Ce ne sont pas seulement les cheminots qui doivent revivre mais tous
ceux qui,
d'une manière ou d'une autre, peuvent tirer parti de ce
patrimoine. La richesse
ne vient ni du rail ni du train mais de tous ceux qui, au-dedans ou
à côté ,
savent entretenir, faire vivre et fructifier cette source
d'espérances.
Même lorsque tout reviendra en ordre, les travailleurs veilleront
à exiger des
autorités politiques le maintien de l'ouverture des gares
secondaires et le
trafic normal des trains voyageurs. On ne peut pas interdire aux
repreneurs
d'avoir résolument le regard tourné vers son chiffre
d'affaires mais ici, il
s'agit d'un patrimoine historique et on ne peut pas non plus admettre
que le
concours de moyens financiers permette à quelques individus de
mettre le mors à
toute une nation.
Les maraîchers de Koudougou et Réo plaçaient chaque
année des centaines de
tonnes de leurs produits grâce aux rails.

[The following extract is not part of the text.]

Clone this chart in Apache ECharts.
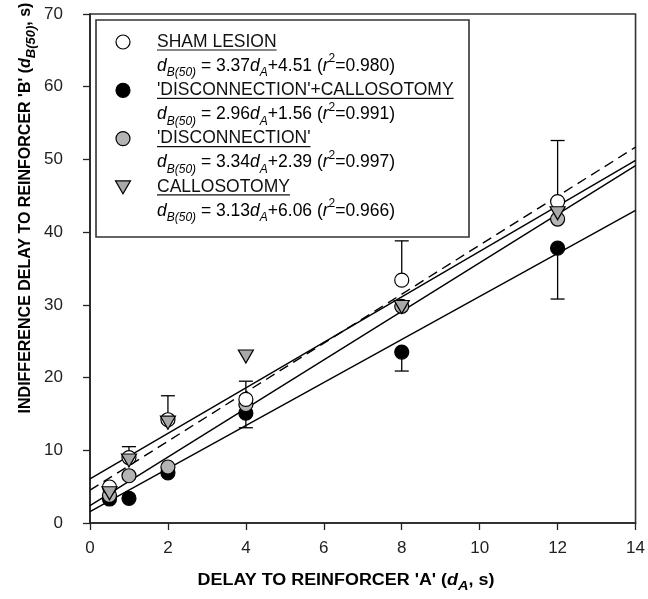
<!DOCTYPE html>
<html>
<head>
<meta charset="utf-8">
<script src="https://cdn.jsdelivr.net/npm/echarts@6/dist/echarts.min.js"></script>
<style>
  html, body { margin: 0; padding: 0; background: #fff; }
  #chart { width: 648px; height: 599px; }
</style>
</head>
<body>
<div id="chart"></div>
<script>
// delays to reinforcer A (s)
const delays = [0.5, 1, 2, 4, 8, 12];
// indifference delays d_B(50) per group
const sham = [4.95, 9.0, 14.2, 17.0, 33.4, 44.2];
const discCallo = [3.3, 3.4, 6.9, 15.1, 23.5, 37.8];
const disc = [3.8, 6.5, 7.7, 16.3, 29.8, 41.8];
const callo = [4.1, 8.6, 13.8, 22.9, 29.7, 42.6];
// error bar ends: sham goes up, disconnection+callosotomy goes down
const shamErrTop = [null, 10.5, 17.5, 19.5, 38.8, 52.6];
const discCalloErrBottom = [null, null, null, 13.1, 20.9, 30.8];
// fitted lines, values at the two ends of the x axis
const fitX = [0, 14];
const shamFit = [4.51, 51.69];
const discCalloFit = [1.56, 43.0];
const discFit = [2.39, 49.15];
const calloFit = [6.06, 49.88];
// legend texts
const groupNames = ['SHAM LESION', "'DISCONNECTION'+CALLOSOTOMY", "'DISCONNECTION'", 'CALLOSOTOMY'];
const slopes = ['3.37', '2.96', '3.34', '3.13'];
const intercepts = ['4.51', '1.56', '2.39', '6.06'];
const rSquared = ['0.980', '0.991', '0.997', '0.966'];
const xTicks = [0, 2, 4, 6, 8, 10, 12, 14];
const yTicks = [0, 10, 20, 30, 40, 50, 60, 70];

const FONT = '"Liberation Sans", Arial, sans-serif';
const chart = echarts.init(document.getElementById('chart'));

function pairs(xs, ys) {
  return xs.map((x, i) => [x, ys[i]]).filter(p => p[1] != null);
}
function errData(ys, ends) {
  return delays.map((x, i) => [x, ys[i], ends[i]]).filter(p => p[2] != null);
}

const markers = [
  { symbol: 'circle', fill: '#ffffff' },
  { symbol: 'circle', fill: '#000000' },
  { symbol: 'circle', fill: '#b4b4b4' },
  { symbol: 'triangle', fill: '#a9a9a9' }
];

function fitLine(ys, dashed) {
  return {
    type: 'line',
    data: pairs(fitX, ys),
    symbol: 'none',
    silent: true,
    z: 2,
    lineStyle: { color: '#000', width: 1.4, type: dashed ? [10, 6] : 'solid' }
  };
}

function errorBars(ys, ends) {
  return {
    type: 'custom',
    data: errData(ys, ends),
    z: 3,
    silent: true,
    renderItem: function (params, api) {
      const a = api.coord([api.value(0), api.value(1)]);
      const b = api.coord([api.value(0), api.value(2)]);
      const st = { stroke: '#000', lineWidth: 1.3 };
      return {
        type: 'group',
        children: [
          { type: 'line', shape: { x1: a[0], y1: a[1], x2: b[0], y2: b[1] }, style: st },
          { type: 'line', shape: { x1: b[0] - 7, y1: b[1], x2: b[0] + 7, y2: b[1] }, style: st }
        ]
      };
    }
  };
}

function scatter(ys, m, z) {
  return {
    type: 'scatter',
    data: pairs(delays, ys),
    symbol: m.symbol,
    symbolSize: m.symbol === 'triangle' ? [15, 13] : 14,
    symbolRotate: m.symbol === 'triangle' ? 180 : 0,
    z: z,
    itemStyle: { color: m.fill, borderColor: '#000', borderWidth: 1.2, opacity: 1 }
  };
}

// legend drawn by hand (names are underlined, equations have sub/superscripts)
const ctx = document.createElement('canvas').getContext('2d');
ctx.font = '17.5px ' + FONT;
const legend = [{
  type: 'rect',
  shape: { x: 96, y: 20, width: 373, height: 217 },
  style: { fill: '#fff', stroke: '#333', lineWidth: 1.6 },
  z: 100
}];
const eqRich = {
  n: { fontSize: 17.5, fontFamily: FONT, color: '#111', lineHeight: 26 },
  i: { fontSize: 17.5, fontFamily: FONT, color: '#111', fontStyle: 'italic', lineHeight: 26 },
  sub: { fontSize: 12, fontFamily: FONT, color: '#111', fontStyle: 'italic', verticalAlign: 'bottom', lineHeight: 13 },
  sup: { fontSize: 12, fontFamily: FONT, color: '#111', verticalAlign: 'top', lineHeight: 13 }
};
groupNames.forEach((name, i) => {
  const yName = 42 + i * 48.3;
  const m = markers[i];
  if (m.symbol === 'circle') {
    legend.push({ type: 'circle', shape: { cx: 123, cy: yName, r: 7 },
      style: { fill: m.fill, stroke: '#000', lineWidth: 1.2 }, z: 101 });
  } else {
    legend.push({ type: 'polygon', shape: { points: [[115.5, yName - 6], [130.5, yName - 6], [123, yName + 7]] },
      style: { fill: m.fill, stroke: '#000', lineWidth: 1.2 }, z: 101 });
  }
  legend.push({ type: 'text', x: 157, y: yName, z: 101,
    style: { text: name, font: '17.5px ' + FONT, fill: '#111', verticalAlign: 'middle' } });
  const w = ctx.measureText(name).width;
  legend.push({ type: 'line', shape: { x1: 157, y1: yName + 8, x2: 157 + w, y2: yName + 8 },
    style: { stroke: '#111', lineWidth: 1.2 }, z: 101 });
  legend.push({ type: 'text', x: 157, y: yName + 24, z: 101,
    style: {
      text: '{i|d}{sub|B(50)}{n| = ' + slopes[i] + '}{i|d}{sub|A}{n|+' + intercepts[i] + ' (}{i|r}{sup|2}{n|=' + rSquared[i] + ')}',
      verticalAlign: 'middle',
      rich: eqRich
    } });
});

const titleRich = {
  b: { fontSize: 16, fontWeight: 'bold', fontFamily: FONT, color: '#111', lineHeight: 24 },
  bi: { fontSize: 16, fontWeight: 'bold', fontStyle: 'italic', fontFamily: FONT, color: '#111', lineHeight: 24 },
  sub: { fontSize: 13, fontWeight: 'bold', fontStyle: 'italic', fontFamily: FONT, color: '#111', verticalAlign: 'bottom', lineHeight: 15 }
};
const titles = [
  { type: 'text', x: 26, y: 208, rotation: Math.PI / 2, z: 50,
    style: { text: "{b|INDIFFERENCE DELAY TO REINFORCER 'B' (}{bi|d}{sub|B(50)}{b|, s)}", align: 'center', verticalAlign: 'middle', rich: titleRich } },
  { type: 'text', x: 346, y: 581, z: 50, scaleX: 1.12,
    style: { text: "{b|DELAY TO REINFORCER 'A' (}{bi|d}{sub|A}{b|, s)}", align: 'center', verticalAlign: 'middle', rich: titleRich } }
];

const option = {
  animation: false,
  backgroundColor: '#fff',
  grid: { left: 90, right: 11, top: 14, bottom: 76, show: true, borderColor: '#333', borderWidth: 1.6, backgroundColor: 'transparent' },
  xAxis: {
    type: 'value', min: xTicks[0], max: xTicks[xTicks.length - 1], interval: 2,
    axisLine: { show: true, lineStyle: { color: '#222', width: 1.6 } },
    axisTick: { show: true, length: 7, lineStyle: { color: '#222', width: 1.3 } },
    axisLabel: { fontSize: 17, fontFamily: FONT, color: '#222', margin: 17 },
    splitLine: { show: false }
  },
  yAxis: {
    type: 'value', min: yTicks[0], max: yTicks[yTicks.length - 1], interval: 10,
    axisLine: { show: true, lineStyle: { color: '#222', width: 1.6 } },
    axisTick: { show: true, length: 7, lineStyle: { color: '#222', width: 1.3 } },
    axisLabel: { fontSize: 17, fontFamily: FONT, color: '#222', margin: 27 },
    splitLine: { show: false }
  },
  graphic: legend.concat(titles),
  series: [
    fitLine(shamFit, true),
    fitLine(discCalloFit, false),
    fitLine(discFit, false),
    fitLine(calloFit, false),
    errorBars(sham, shamErrTop),
    errorBars(discCallo, discCalloErrBottom),
    scatter(discCallo, markers[1], 10),
    scatter(disc, markers[2], 11),
    scatter(sham, markers[0], 12),
    scatter(callo, markers[3], 13)
  ]
};
chart.setOption(option);
</script>
</body>
</html>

Que dire des femmes qui, de Siby à Dorossiamasso, à
Banfora ou à Bobo,
faisaient vivre leurs familles grâce à leurs
activités directement en rapport
avec le chemin de fer ! Et ce petit garçon qui, en pleine gare
de Bagassi,
galope derrière un lièvre qu'il reviendra, ensuite vendre
aux voyageurs de
passage ! C'est cela le rail : l'occasion, l'opportunité, le
brassage incessant.
Cheminots ! vous disposez d'une expertise unique au service d'un
patrimoine
unique.
Votre salut ne peut venir que de vous-mêmes.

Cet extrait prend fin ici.